As someone who has not ever really felt invested in the whole experience that is CanLit - being an immigrant I was never schooled in it, and never felt a need to explore a purely Canadian lens, in terms of nation building, etc. I never fell into the trope of " two solitude's" nor into the ideals of what makes up CanLit, as a cozy, collaborative community of diverse voices.
Perhaps, because, like so many immigrants, it didn't take me too long to see clearly the subtle yet significant experiences of racism, classicism, sexism, homophobia etc. that is prevalent in Canada, like all colonialist nation builder project/countries.
This collection of essays, poems, articles and critiques, gives voice to the frustration of the systems that were perfectly designed to get the results it had [ both intended and unintended ] and the desire to dismantle those in some ways, to allow for different more diverse voices and experiences within CanLit. That will be its nature, lead to different results.

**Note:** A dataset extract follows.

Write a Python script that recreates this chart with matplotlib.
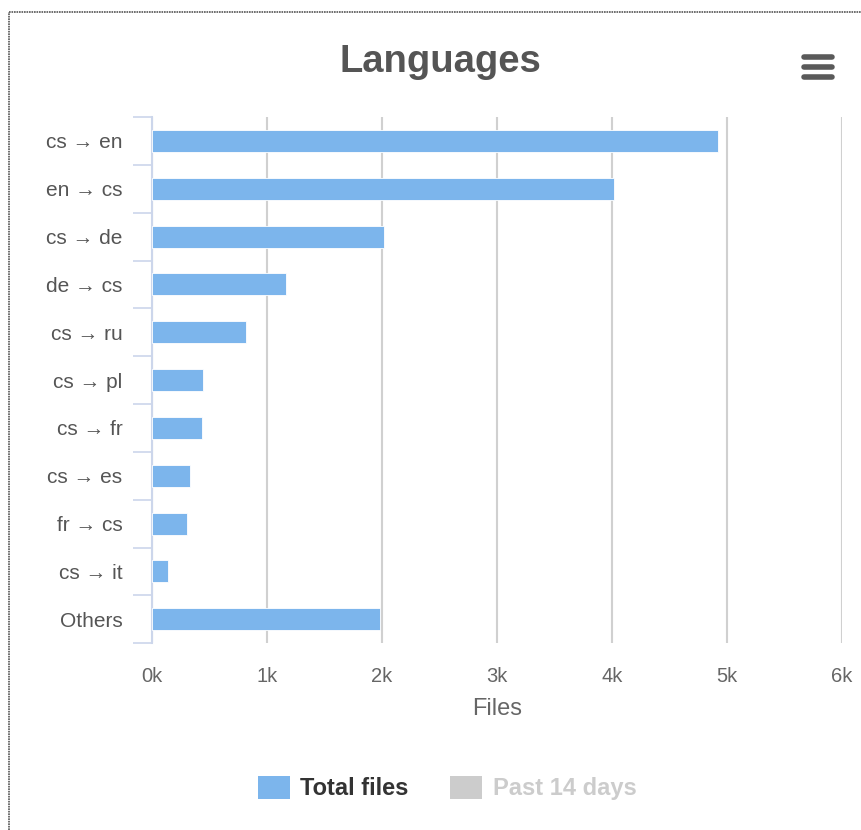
import matplotlib.pyplot as plt
from matplotlib.patches import Rectangle
from matplotlib.lines import Line2D

categories = ["cs → en", "en → cs", "cs → de", "de → cs", "cs → ru", "cs → pl",
              "cs → fr", "cs → es", "fr → cs", "cs → it", "Others"]
total_files = [4920, 4020, 2020, 1170, 820, 450, 440, 330, 310, 140, 1980]
x_ticks = [0, 1000, 2000, 3000, 4000, 5000, 6000]
x_labels = ["0k", "1k", "2k", "3k", "4k", "5k", "6k"]

plt.rcParams['font.family'] = ['Liberation Sans', 'DejaVu Sans']

fig = plt.figure(figsize=(8.62, 8.30), dpi=100)
ax = fig.add_axes([0.176, 0.225, 0.801, 0.634])

ypos = list(range(len(categories)))
ax.barh(ypos, total_files, height=0.46, color="#7cb5ec", edgecolor="#ffffff",
        linewidth=0.6, zorder=3)

ax.set_xlim(0, 6000)
ax.set_ylim(len(categories) - 0.5, -0.5)
ax.set_xticks(x_ticks)
ax.set_xticklabels(x_labels)
ax.set_yticks(ypos)
ax.set_yticklabels(categories)

# category boundary ticks on the y axis
ax.set_yticks([i - 0.5 for i in range(len(categories) + 1)], minor=True)
ax.tick_params(axis='y', which='major', length=0, pad=21, labelsize=15, labelcolor="#555555")
ax.tick_params(axis='y', which='minor', length=14, width=1.2, color="#ccd6eb")
ax.tick_params(axis='x', which='major', length=0, pad=17, labelsize=14.5, labelcolor="#666666")

ax.grid(axis='x', color="#d0d0d0", linewidth=1.5, zorder=0)
for side in ["top", "right", "bottom"]:
    ax.spines[side].set_visible(False)
ax.spines["left"].set_color("#ccd6eb")
ax.spines["left"].set_linewidth(1.5)

ax.set_xlabel("Files", fontsize=17, color="#666666", labelpad=9)

fig.text(0.511, 0.925, "Languages", ha="center", va="center", fontsize=27.5,
         fontweight="bold", color="#555555")

# menu icon
for yy in [57, 67, 77]:
    fig.add_artist(Line2D([804 / 862, 832 / 862], [1 - yy / 830, 1 - yy / 830],
                          color="#5a5a5a", linewidth=4.0, solid_capstyle="round"))

# container border (left and top)
fig.add_artist(Line2D([9 / 862, 9 / 862], [0, 1 - 12 / 830], color="#555555",
                      linewidth=1.2, linestyle=(0, (1, 0.5))))
fig.add_artist(Line2D([9 / 862, 1], [1 - 12 / 830, 1 - 12 / 830], color="#555555",
                      linewidth=1.2, linestyle=(0, (1, 0.5))))

# legend
ly = 1 - 788 / 830
fig.add_artist(Rectangle((258 / 862, ly - 11 / 830), 32 / 862, 23 / 830,
                         facecolor="#7cb5ec", edgecolor="none"))
fig.text(300 / 862, ly, "Total files", ha="left", va="center", fontsize=17,
         fontweight="bold", color="#333333")
fig.add_artist(Rectangle((450 / 862, ly - 11 / 830), 32 / 862, 23 / 830,
                         facecolor="#cccccc", edgecolor="none"))
fig.text(493 / 862, ly, "Past 14 days", ha="left", va="center", fontsize=17,
         fontweight="bold", color="#cccccc")

fig.savefig("out.png", dpi=100, facecolor="white")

A good read for those interested in the state of CanLit and how many are finding their way to a better experience of it.............for all of us, not just some of us.
Refuse combines poetry, anecdote, and criticism; its writers speak from within and without the institutions of academia and publishing. The book is divided into three sections, each taking a different meaning of the word ‘refuse’ as its theme. While I appreciate the rhetoric behind this structure, I found reading the pieces in order a bit repetitive. Selecting essays at random instead kept my interest sharp – the dialogue between Kristen Darch and Fazeela Jiwa offers plenty of context for the uninitiated, but it’s situated in the final section. I also question why there are so many pieces about the controversies surrounding certain famous authors in a book which frequently states its desire to "decentralise" power in CanLit. Halfway through the book, I began to worry that the analysis of these scandals would outweigh other stories of resilience and endurance.

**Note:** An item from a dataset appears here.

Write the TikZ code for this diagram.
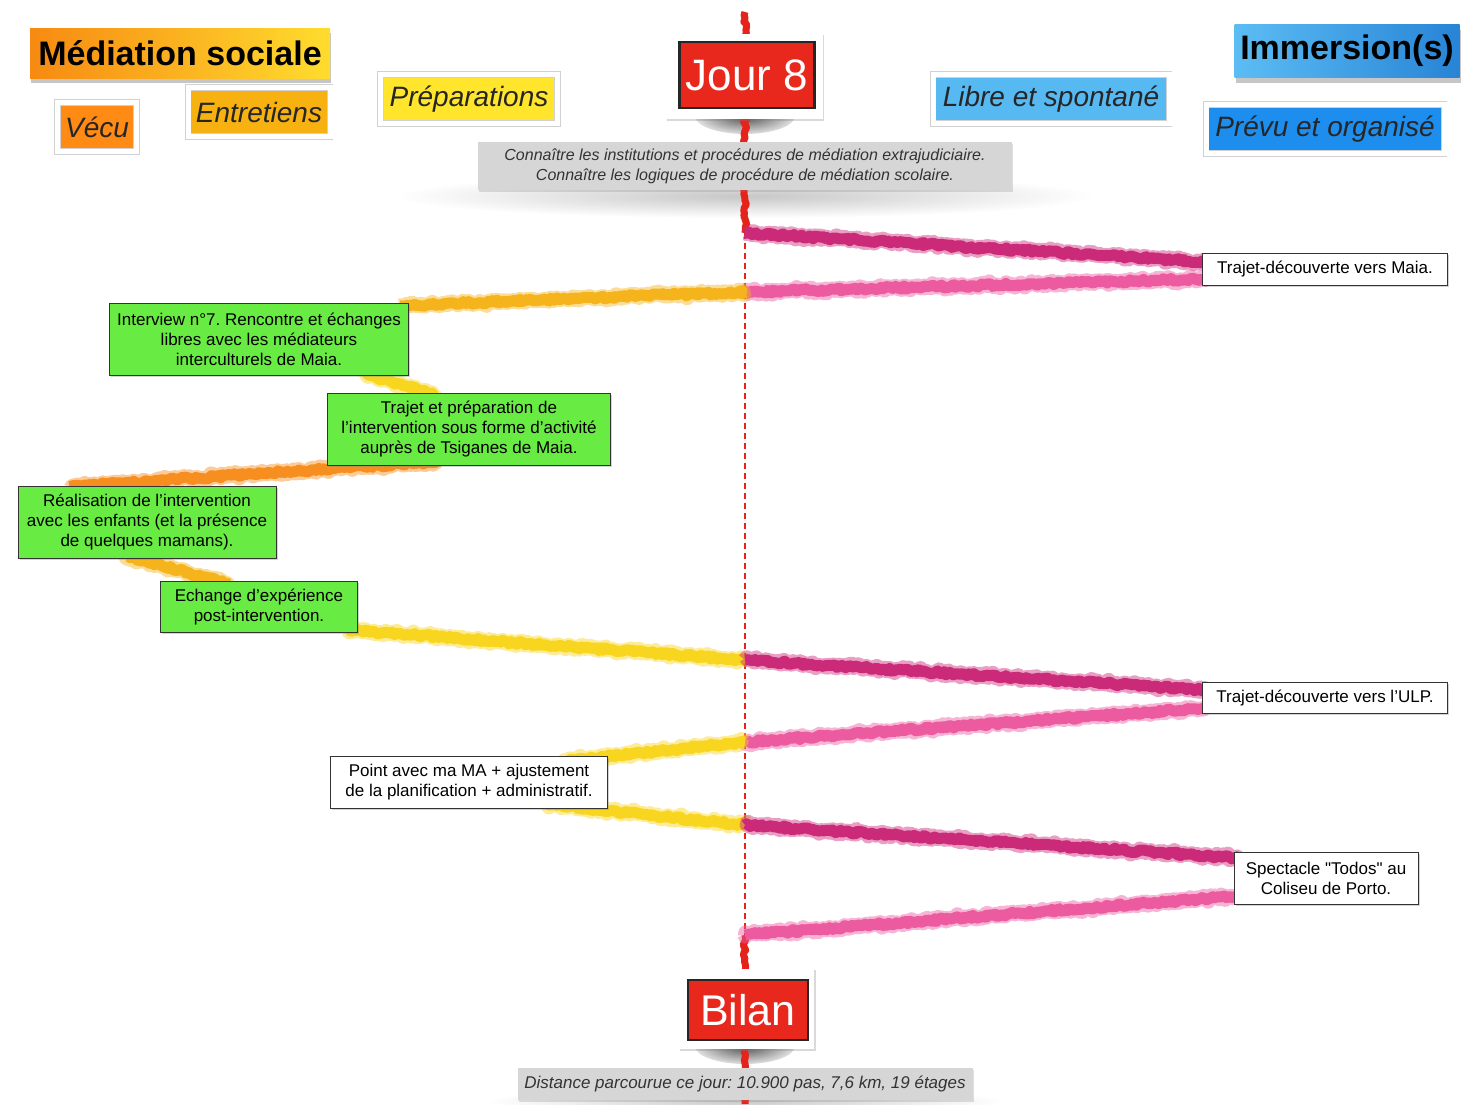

But Refuse: CanLit in Ruins pulls itself out of the never-ending cycle of criticism by also sharing a few remedies and alternative literary spaces created and supported by its contributors. I would have liked more of this, but perhaps they're saving that for a sequel?

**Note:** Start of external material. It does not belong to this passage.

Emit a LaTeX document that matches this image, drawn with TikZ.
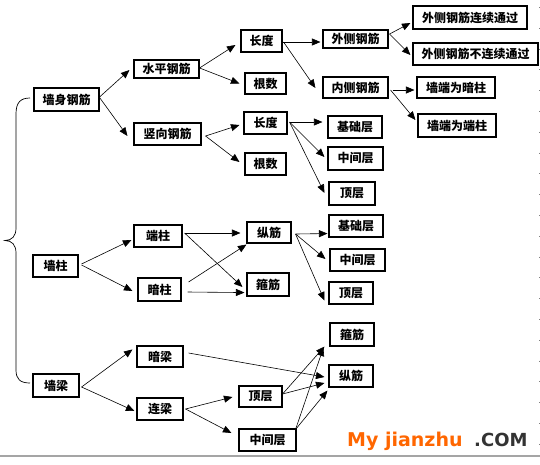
\documentclass[tikz,border=0pt]{standalone}
\usepackage{fontspec}
\newfontfamily\cjk{Noto Sans CJK SC}
\newfontfamily\wmfont{DejaVu Sans}
\usetikzlibrary{arrows.meta,calc}
\definecolor{wmorange}{RGB}{255,102,0}
\definecolor{wmgray}{RGB}{51,51,51}
\definecolor{rulegray}{RGB}{165,165,165}
\tikzset{
  box/.style={draw, line width=1.1pt, inner sep=0pt, font=\cjk\bfseries\fontsize{12}{13}\selectfont},
  bx/.style 2 args={minimum width=#1pt, minimum height=#2pt},
  arr/.style={line width=0.6pt, -{Triangle[length=8.5pt,width=7pt]}},
}
\begin{document}
\begin{tikzpicture}[x=1pt,y=-1pt]
\useasboundingbox (0,0) rectangle (540,464);
% boxes
\node[box,bx={65}{23}] (qsgj) at (66.5,99.5) {墙身钢筋};
\node[box,bx={65}{18}] (spgj) at (166.5,69) {水平钢筋};
\node[box,bx={67}{22}] (sxgj) at (167.5,134) {竖向钢筋};
\node[box,bx={41}{22}] (cd1) at (261.5,41) {长度};
\node[box,bx={41}{21}] (gs1) at (265.5,83.5) {根数};
\node[box,bx={43}{22}] (cd2) at (265.5,123) {长度};
\node[box,bx={41}{22}] (gs2) at (265.5,164) {根数};
\node[box,bx={65}{18}] (wc) at (355.5,39) {外侧钢筋};
\node[box,bx={65}{21}] (nc) at (355.5,87.5) {内侧钢筋};
\node[box,bx={114}{23}] (lx) at (470,17.5) {外侧钢筋连续通过};
\node[box,bx={125}{22}] (blx) at (475.5,54) {外侧钢筋不连续通过};
\node[box,bx={78}{21}] (azq) at (456,87.5) {墙端为暗柱};
\node[box,bx={78}{23}] (dzq) at (457,125.5) {墙端为端柱};
\node[box,bx={54}{22}] (jc1) at (355,127) {基础层};
\node[box,bx={55}{23}] (zj1) at (355.5,158.5) {中间层};
\node[box,bx={46}{23}] (dc1) at (352,193.5) {顶层};
\node[box,bx={45}{22}] (qz) at (55.5,266) {墙柱};
\node[box,bx={48}{22}] (dz) at (158,236) {端柱};
\node[box,bx={43}{23}] (az) at (159.5,289.5) {暗柱};
\node[box,bx={44}{21}] (zjn1) at (269,232.5) {纵筋};
\node[box,bx={42}{23}] (gj1) at (268,284.5) {箍筋};
\node[box,bx={54}{22}] (jc2) at (356,226) {基础层};
\node[box,bx={55}{22}] (zj2) at (357.5,260) {中间层};
\node[box,bx={44}{22}] (dc2) at (351,293) {顶层};
\node[box,bx={46}{23}] (ql) at (56,385.5) {墙梁};
\node[box,bx={46}{21}] (al) at (160,356.5) {暗梁};
\node[box,bx={46}{22}] (ll) at (160,409) {连梁};
\node[box,bx={43}{21}] (dc3) at (260.5,396.5) {顶层};
\node[box,bx={57}{22}] (zj3) at (267.5,440) {中间层};
\node[box,bx={44}{23}] (gj2) at (352,334.5) {箍筋};
\node[box,bx={44}{22}] (zjn2) at (351,376) {纵筋};
% brace
\coordinate (bt) at (30,98);
\coordinate (bm) at (5,240.5);
\coordinate (bb) at (30,383);
\draw[line width=0.7pt] (bt) .. controls (20,98) and (16,103) .. (16,114) -- (16,228)
  .. controls (16,236) and (12,240.5) .. (bm) .. controls (12,240.5) and (16,245) .. (16,253)
  -- (16,370) .. controls (16,379) and (20,383) .. (bb);
% connectors
\draw[arr] ($(qsgj.east)+(0,-2.5)$) -- ($(spgj.west)+(-4,1)$);
\draw[arr] ($(qsgj.east)+(0,-2)$) -- ($(sxgj.west)+(-6,2)$);
\draw[arr] ($(spgj.east)+(0,-1)$) -- ($(cd1.west)+(-5,4)$);
\draw[arr] ($(spgj.east)+(0,-1)$) -- ($(gs1.west)+(-5,0)$);
\draw[arr] ($(sxgj.east)+(4,2)$) -- ($(cd2.west)+(-4,2)$);
\draw[arr] ($(sxgj.east)+(4,2)$) -- ($(gs2.west)+(-5,-2)$);
\draw[arr] ($(cd1.east)+(0,1)$) -- ($(wc.west)+(-2,3)$);
\draw[arr] ($(cd1.east)+(1,1)$) -- ($(nc.west)+(-7,0.5)$);
\draw[arr] ($(wc.east)+(1,-5)$) -- ($(lx.west)+(-2,5.5)$);
\draw[arr] ($(wc.east)+(1,-5)$) -- ($(blx.west)+(-2,1)$);
\draw[arr] ($(nc.east)+(4,2.5)$) -- ($(azq.west)+(-2,2.5)$);
\draw[arr] ($(nc.east)+(2,2.5)$) -- ($(dzq.west)+(-2,-5.5)$);
\draw[arr] ($(cd2.east)+(2,-1)$) -- ($(jc1.west)+(-5,-5)$);
\draw[arr] ($(cd2.east)+(2,-1)$) -- ($(zj1.west)+(-3,-1.5)$);
\draw[arr] ($(cd2.east)+(2,-1)$) -- ($(dc1.west)+(-4,-0.5)$);
\draw[arr] ($(qz.east)+(3,-2)$) -- ($(dz.west)+(-2,4)$);
\draw[arr] ($(qz.east)+(3,-1)$) -- ($(az.west)+(-5,1.5)$);
\draw[arr] ($(dz.east)+(2,-3)$) -- ($(zjn1.west)+(-6,0.5)$);
\draw[arr] ($(dz.east)+(2,-3)$) -- ($(gj1.west)+(-4,2.5)$);
\draw[arr] ($(az.east)+(7,-7.5)$) -- ($(zjn1.south west)+(0,1)$);
\draw[arr] ($(az.east)+(6,2.5)$) -- ($(gj1.south west)+(-2,-4)$);
\draw[arr] ($(ql.east)+(2,1.5)$) -- ($(al.north west)+(-4,4)$);
\draw[arr] ($(ql.east)+(2,1.5)$) -- ($(ll.west)+(-2,2)$);
\draw[arr] ($(ll.east)+(2,0)$) -- ($(dc3.west)+(-6,0.5)$);
\draw[arr] ($(ll.east)+(2,0)$) -- ($(zj3.west)+(-7,-7)$);
\draw[arr] ($(al.east)+(5,-3.5)$) -- ($(zjn2.west)+(-4,1)$);
\draw[arr] ($(zjn1.east)+(4,1.5)$) -- ($(jc2.south west)+(-1,-4)$);
\draw[arr] ($(zjn1.east)+(4,1.5)$) -- ($(zj2.west)+(-4,-1)$);
\draw[arr] ($(zjn1.east)+(4,1.5)$) -- ($(dc2.south west)+(-4,-4)$);
\draw[arr] ($(dc3.east)+(0,-2.5)$) -- ($(gj2.south west)+(-5,0)$);
\draw[arr] ($(dc3.east)+(0,-2.5)$) -- ($(zjn2.west)+(-4,7)$);
\draw[arr] ($(zj3.north east)+(-1,1)$) -- ($(gj2.south west)+(-6,1)$);
\draw[arr] ($(zj3.north east)+(-1,1)$) -- ($(zjn2.south west)+(-1,3)$);
% page rule and right edge ticks
\draw[rulegray, line width=1.2pt] (0,456) -- (540,456);
\draw[gray, line width=0.8pt, dash pattern=on 1pt off 19.8pt] (539,7) -- (539,452);
% watermark
\node[anchor=base west, inner sep=0pt, text=wmorange, font=\wmfont\bfseries\fontsize{19}{20}\selectfont] (wm1) at (347,446.5) {My jianzhu};
\node[anchor=base west, inner sep=0pt, text=wmgray, font=\wmfont\bfseries\fontsize{18}{20}\selectfont] (wm2) at (474,446.5) {.COM};
\end{tikzpicture}
\end{document}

A collection of essays addressing the state of CanLit in the aftermath of UBCAccountable and the Appropriation Prize. As someone who sees CanLit from a somewhat wistful "I wish I were in it" place, and who is also firmly in the "Atwood used to be something but now eff her" camp, I actually really appreciated this book. The essays that grappled with the complicated feelings Atwood, as the most visible and loudest symbol of just how awful white feminism can get, were the ones that most resonated. But there is a lot of good stuff here. Recommended.
A timely necessary collection about the current state of “Canlit”
This collection includes a number of powerful poems and insightful essays and critiques.
I did find the introduction to be unnecessarily long. Between the main introduction and the opening pages of each section, the editors used up nearly a quarter of the book explaining and describing the contributions that followed. I found this quite repetitive and feel it took away some of the impact the pieces would have otherwise had.
I wanted to like it, but I didn’t actually finish it. Maybe if I knew more about the publishing industry or less about intersecting oppressions I could have gotten something out of it, but I felt like the points were made, and then repeated.